Herb Alpert
Born on March 31, 1937, Herb Alpert attended the University of
Southern California. He took up trumpet at the age of eight and
played in junior and full symphony orchestras. During his spell in
the Army he developed a love of jazz, but realised he had no
particular talent as a jazz musician.
In 1957 he teamed up with Lou Adler writing songs for Keen
Records. Their Wonderful World was a hit for Sam Cooke in
1960 and later for Herman's Hermits in 1965. During 1966 Alpert
was working as a session musician when he discovered his
distinctive 'double trumpet' sound.
Alpert formed A&M Records (he is the "A" in
A&M) with Jerry Moss (the "M") to promote his first
hit Lonely Bull which reached Number 6 (USA) and Number 27
(UK) in 1962. From there he had a succession of gold albums,
starting with Lonely Bull (1962), then Herb Alpert Vol 2
, South Of The Border, Whipped Cream and Other
Delights and Going Places.
Alpert ran A&M from his garage during its early days and,
as a trumpeter and bandleader, provided it with three decades of
easy listening "Americiachi" hits.

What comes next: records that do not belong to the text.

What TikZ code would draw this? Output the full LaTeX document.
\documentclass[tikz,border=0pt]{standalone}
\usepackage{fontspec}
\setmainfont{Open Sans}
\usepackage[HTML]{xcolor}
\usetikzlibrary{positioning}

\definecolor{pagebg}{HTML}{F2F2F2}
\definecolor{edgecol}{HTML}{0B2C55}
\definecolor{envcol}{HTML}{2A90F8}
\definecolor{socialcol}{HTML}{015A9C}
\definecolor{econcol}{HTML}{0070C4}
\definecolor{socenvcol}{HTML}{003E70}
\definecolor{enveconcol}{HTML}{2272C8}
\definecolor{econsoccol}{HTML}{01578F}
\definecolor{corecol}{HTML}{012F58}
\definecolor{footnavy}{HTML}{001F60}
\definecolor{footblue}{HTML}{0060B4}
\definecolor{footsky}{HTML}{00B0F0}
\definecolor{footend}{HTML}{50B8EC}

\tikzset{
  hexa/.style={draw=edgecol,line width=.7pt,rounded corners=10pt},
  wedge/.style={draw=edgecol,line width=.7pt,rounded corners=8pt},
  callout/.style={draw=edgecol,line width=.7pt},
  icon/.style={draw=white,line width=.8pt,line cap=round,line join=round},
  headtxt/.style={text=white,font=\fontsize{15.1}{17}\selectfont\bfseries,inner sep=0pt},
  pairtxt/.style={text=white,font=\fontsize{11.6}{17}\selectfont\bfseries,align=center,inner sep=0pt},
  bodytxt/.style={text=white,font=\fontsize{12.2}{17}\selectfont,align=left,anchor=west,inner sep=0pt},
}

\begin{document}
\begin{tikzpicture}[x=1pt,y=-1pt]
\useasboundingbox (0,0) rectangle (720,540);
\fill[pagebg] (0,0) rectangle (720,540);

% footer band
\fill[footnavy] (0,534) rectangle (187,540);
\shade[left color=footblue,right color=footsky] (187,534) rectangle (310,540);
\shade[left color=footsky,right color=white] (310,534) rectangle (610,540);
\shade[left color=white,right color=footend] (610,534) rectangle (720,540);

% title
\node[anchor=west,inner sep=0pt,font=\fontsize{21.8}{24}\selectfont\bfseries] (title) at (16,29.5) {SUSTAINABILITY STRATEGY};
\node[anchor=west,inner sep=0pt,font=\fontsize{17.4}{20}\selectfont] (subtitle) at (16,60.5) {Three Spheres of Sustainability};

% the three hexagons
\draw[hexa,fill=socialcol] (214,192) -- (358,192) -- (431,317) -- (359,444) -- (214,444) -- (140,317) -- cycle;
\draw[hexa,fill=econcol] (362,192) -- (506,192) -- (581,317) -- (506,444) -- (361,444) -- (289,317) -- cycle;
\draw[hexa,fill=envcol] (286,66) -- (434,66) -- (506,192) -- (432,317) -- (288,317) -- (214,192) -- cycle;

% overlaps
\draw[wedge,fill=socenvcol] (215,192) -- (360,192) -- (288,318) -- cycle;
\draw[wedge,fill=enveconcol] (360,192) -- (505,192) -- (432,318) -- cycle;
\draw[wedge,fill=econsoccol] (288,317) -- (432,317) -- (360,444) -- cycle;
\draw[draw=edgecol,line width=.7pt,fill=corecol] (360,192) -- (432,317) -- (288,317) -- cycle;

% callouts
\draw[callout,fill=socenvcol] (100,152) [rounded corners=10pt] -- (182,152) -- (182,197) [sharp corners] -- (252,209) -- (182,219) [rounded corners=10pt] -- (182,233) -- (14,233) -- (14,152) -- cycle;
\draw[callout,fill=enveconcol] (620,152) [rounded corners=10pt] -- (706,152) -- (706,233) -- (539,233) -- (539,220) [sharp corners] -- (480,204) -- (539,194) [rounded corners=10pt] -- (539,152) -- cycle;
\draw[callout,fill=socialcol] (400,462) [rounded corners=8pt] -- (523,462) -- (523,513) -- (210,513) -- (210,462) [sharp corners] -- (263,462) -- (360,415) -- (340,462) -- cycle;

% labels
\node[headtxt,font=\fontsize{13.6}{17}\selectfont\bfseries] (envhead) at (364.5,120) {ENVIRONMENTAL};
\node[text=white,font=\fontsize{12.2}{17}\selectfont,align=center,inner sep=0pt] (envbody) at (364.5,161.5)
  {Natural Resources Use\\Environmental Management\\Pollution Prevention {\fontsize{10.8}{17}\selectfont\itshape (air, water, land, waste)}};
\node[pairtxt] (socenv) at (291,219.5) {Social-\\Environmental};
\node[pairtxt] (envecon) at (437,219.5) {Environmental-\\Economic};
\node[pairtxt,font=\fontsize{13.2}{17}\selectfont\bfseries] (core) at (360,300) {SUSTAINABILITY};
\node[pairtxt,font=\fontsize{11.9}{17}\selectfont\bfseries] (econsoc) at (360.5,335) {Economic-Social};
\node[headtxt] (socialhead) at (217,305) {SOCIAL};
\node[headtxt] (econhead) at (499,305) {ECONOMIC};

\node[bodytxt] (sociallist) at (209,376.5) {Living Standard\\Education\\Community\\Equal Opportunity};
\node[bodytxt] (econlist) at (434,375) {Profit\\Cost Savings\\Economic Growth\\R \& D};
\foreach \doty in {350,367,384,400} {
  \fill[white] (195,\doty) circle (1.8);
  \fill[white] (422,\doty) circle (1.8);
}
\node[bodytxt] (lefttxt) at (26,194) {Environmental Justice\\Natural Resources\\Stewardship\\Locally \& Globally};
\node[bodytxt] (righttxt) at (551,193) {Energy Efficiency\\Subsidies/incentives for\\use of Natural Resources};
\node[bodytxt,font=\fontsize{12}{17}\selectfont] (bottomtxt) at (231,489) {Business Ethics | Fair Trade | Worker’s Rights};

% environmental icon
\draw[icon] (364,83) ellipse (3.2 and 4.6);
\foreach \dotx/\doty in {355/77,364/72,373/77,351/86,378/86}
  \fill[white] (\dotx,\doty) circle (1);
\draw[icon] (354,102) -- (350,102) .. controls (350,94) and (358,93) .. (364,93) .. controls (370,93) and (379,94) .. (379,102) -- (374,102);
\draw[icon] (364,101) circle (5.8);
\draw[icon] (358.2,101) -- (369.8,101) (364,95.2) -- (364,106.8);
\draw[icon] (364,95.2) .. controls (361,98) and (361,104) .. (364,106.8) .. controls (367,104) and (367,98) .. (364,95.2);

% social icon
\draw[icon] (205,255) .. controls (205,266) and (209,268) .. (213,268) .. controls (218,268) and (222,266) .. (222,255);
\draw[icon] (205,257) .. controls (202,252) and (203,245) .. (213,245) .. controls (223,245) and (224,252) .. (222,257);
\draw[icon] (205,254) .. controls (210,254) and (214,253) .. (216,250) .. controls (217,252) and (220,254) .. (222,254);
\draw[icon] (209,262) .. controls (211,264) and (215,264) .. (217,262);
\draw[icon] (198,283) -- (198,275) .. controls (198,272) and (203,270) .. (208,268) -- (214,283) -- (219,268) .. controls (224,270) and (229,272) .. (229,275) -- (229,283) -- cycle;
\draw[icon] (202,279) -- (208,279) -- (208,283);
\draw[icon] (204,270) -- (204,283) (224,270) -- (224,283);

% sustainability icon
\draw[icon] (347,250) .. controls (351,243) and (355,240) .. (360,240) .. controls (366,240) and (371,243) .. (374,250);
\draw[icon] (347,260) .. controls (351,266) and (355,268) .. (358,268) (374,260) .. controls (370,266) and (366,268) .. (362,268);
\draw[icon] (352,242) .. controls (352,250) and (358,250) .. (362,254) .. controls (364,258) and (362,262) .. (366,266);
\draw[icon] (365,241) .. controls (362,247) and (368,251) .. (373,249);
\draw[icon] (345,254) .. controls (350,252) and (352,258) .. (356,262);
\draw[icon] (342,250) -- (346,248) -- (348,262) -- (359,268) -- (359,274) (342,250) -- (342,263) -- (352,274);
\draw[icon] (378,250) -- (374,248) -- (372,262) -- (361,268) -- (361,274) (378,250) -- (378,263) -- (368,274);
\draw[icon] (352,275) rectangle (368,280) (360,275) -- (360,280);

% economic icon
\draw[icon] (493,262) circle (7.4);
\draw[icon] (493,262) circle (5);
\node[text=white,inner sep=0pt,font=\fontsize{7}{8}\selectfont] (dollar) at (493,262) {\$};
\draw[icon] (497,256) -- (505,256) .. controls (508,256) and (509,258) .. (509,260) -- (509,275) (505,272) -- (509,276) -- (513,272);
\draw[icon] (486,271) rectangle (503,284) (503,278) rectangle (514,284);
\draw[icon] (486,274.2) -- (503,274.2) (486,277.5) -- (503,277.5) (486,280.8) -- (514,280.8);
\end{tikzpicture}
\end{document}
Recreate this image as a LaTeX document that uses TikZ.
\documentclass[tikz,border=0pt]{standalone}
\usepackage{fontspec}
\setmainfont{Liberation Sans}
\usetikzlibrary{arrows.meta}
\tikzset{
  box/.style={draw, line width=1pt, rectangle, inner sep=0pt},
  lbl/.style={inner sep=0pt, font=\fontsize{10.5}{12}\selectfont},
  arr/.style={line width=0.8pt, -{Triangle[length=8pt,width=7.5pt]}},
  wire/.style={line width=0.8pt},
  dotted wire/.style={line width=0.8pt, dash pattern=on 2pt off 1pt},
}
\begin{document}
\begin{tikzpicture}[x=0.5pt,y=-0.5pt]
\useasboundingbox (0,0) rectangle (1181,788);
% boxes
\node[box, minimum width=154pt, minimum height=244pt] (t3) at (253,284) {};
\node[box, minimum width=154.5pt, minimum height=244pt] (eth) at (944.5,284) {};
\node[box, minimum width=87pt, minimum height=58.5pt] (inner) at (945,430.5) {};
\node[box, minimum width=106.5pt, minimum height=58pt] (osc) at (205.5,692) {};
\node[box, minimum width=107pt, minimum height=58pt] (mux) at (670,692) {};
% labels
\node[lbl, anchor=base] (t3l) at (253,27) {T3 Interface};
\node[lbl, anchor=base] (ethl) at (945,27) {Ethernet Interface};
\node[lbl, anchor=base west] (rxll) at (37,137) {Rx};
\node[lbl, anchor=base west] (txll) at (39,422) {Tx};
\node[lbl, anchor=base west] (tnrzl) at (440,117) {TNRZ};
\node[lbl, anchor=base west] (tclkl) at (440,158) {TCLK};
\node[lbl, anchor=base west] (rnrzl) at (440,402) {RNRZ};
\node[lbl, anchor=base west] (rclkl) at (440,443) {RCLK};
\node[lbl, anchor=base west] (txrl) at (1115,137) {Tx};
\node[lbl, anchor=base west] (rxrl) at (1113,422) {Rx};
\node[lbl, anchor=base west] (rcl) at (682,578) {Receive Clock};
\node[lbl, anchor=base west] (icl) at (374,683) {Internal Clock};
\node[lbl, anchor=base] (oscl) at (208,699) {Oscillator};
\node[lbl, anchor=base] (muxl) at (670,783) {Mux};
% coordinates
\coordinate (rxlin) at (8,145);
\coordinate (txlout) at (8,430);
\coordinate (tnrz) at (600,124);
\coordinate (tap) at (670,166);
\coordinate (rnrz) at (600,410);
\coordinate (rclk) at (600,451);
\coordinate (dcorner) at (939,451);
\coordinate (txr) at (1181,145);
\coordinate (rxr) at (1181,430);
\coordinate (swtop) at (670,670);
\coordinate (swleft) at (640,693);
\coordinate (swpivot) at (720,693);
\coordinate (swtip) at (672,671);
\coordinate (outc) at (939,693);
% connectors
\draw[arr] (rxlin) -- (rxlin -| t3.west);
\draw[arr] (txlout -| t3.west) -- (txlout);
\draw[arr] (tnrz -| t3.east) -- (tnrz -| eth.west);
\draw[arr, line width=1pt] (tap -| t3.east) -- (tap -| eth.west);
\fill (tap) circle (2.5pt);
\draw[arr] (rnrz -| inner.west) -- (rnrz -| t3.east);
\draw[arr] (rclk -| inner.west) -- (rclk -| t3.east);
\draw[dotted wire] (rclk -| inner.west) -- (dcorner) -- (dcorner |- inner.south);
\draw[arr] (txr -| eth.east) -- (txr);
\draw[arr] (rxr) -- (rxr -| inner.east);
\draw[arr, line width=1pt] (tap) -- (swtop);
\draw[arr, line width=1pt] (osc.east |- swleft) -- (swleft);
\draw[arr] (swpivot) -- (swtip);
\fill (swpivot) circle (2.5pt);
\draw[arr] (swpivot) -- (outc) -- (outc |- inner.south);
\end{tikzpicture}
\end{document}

In truth, there
wasn't really much of the Mexican trumpet tradition in the Tijuana
Brass sound.
Alpert's 60s work - The Lonely Bull, Whipped Cream,
A Taste of Honey - has a Dick Emery theme tune quality about
it, and the later music - Fandango, Rotation, Diamonds
(with Janet Jackson) - is as smooth as Mariachi is ragged.
But there was always very little to offend (Alpert even
insisted on re-titling Spanish Fly as Spanish Flea)
and every track was very pretty on the surface.